Directive -> Look for "page" in the listing below. Gather each line that contains it.
= = =
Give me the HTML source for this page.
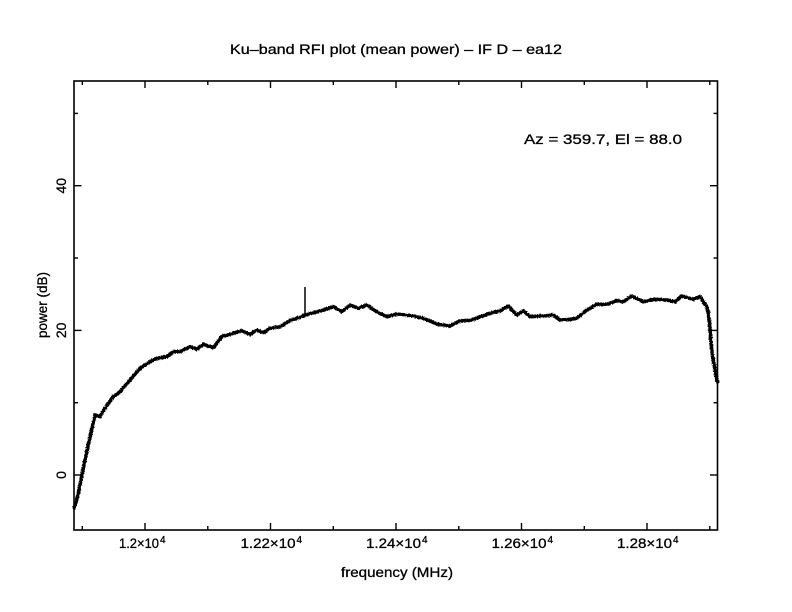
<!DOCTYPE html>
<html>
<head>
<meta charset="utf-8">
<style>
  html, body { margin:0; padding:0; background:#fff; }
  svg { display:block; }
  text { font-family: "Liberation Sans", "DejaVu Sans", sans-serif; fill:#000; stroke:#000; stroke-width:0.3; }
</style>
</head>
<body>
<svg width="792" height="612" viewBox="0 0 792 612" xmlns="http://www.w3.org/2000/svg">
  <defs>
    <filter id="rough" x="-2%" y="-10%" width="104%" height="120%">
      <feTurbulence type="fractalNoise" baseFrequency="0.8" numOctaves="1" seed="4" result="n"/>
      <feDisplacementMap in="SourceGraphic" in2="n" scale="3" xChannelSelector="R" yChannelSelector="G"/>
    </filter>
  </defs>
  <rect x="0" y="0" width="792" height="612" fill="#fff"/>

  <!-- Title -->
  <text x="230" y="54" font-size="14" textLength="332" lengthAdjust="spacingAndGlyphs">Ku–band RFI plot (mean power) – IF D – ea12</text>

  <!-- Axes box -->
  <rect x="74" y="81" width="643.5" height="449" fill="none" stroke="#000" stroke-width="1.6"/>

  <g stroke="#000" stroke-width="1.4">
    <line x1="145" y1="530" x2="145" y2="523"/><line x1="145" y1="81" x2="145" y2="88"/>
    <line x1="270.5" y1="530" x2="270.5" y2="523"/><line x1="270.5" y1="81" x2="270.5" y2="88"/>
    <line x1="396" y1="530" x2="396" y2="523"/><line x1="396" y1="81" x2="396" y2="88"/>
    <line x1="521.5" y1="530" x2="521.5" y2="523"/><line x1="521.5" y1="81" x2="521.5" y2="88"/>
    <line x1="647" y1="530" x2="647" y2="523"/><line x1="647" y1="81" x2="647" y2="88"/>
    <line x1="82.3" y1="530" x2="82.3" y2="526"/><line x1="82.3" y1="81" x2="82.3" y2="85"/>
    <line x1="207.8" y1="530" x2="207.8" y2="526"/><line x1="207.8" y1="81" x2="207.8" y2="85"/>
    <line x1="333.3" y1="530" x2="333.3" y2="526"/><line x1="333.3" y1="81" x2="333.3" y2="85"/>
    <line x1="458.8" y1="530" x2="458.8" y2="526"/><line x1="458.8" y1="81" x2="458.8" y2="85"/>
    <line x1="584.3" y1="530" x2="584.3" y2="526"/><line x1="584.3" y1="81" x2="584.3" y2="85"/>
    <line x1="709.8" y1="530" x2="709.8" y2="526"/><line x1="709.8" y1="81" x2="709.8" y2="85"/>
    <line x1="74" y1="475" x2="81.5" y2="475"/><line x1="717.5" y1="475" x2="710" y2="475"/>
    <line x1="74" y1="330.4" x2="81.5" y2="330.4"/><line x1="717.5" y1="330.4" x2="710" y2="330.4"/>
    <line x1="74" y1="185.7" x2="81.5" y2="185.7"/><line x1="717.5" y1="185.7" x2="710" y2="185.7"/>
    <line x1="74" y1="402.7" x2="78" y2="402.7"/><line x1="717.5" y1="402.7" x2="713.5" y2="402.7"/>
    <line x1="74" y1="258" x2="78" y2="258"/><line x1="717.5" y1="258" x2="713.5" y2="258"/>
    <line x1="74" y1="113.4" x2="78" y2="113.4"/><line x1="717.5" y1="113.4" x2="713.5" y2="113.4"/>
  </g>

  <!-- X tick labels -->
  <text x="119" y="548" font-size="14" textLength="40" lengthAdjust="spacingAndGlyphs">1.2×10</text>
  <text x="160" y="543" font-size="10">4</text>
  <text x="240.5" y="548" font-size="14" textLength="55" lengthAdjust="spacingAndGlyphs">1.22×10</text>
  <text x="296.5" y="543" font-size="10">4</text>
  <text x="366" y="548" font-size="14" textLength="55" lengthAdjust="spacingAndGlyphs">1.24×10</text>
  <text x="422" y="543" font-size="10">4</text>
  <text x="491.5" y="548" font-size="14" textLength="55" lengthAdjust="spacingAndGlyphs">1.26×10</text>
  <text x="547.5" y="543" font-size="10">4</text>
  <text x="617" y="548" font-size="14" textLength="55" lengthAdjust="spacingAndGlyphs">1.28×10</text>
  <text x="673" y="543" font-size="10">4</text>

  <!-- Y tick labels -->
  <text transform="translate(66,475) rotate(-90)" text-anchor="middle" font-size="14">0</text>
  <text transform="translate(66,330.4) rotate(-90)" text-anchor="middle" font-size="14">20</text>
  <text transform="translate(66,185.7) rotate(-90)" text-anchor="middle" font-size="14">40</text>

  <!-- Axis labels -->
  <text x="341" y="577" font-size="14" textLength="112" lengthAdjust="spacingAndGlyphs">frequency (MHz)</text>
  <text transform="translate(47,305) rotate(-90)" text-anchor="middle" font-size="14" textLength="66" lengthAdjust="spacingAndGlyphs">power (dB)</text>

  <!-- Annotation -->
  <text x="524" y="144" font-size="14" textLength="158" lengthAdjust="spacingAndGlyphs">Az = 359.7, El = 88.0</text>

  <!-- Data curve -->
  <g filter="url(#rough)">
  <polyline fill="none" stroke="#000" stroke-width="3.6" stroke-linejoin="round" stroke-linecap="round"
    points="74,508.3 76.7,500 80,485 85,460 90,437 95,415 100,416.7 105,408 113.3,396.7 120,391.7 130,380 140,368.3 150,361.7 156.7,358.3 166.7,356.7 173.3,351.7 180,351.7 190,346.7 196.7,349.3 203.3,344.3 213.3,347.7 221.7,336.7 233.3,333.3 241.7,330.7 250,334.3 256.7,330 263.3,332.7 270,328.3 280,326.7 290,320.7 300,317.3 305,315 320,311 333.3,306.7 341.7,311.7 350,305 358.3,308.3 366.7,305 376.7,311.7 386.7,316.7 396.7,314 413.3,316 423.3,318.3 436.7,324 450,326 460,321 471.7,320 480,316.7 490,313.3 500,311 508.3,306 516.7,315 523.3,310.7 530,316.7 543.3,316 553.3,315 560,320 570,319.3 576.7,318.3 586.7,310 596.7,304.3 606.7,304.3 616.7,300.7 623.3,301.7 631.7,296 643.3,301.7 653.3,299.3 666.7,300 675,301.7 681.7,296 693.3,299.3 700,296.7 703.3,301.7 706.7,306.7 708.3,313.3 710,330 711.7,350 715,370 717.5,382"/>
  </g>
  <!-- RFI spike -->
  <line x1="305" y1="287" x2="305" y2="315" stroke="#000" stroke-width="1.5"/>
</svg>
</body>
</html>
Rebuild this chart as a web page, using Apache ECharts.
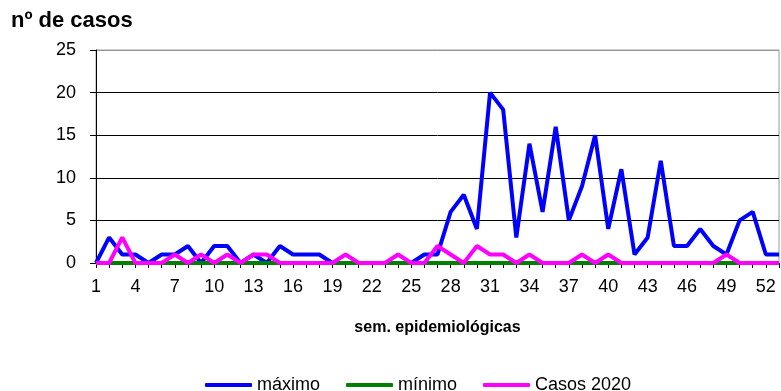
= = =
Completed exercise ->
Give me the HTML source for this page.
Rebuild this chart as a web page, using Apache ECharts.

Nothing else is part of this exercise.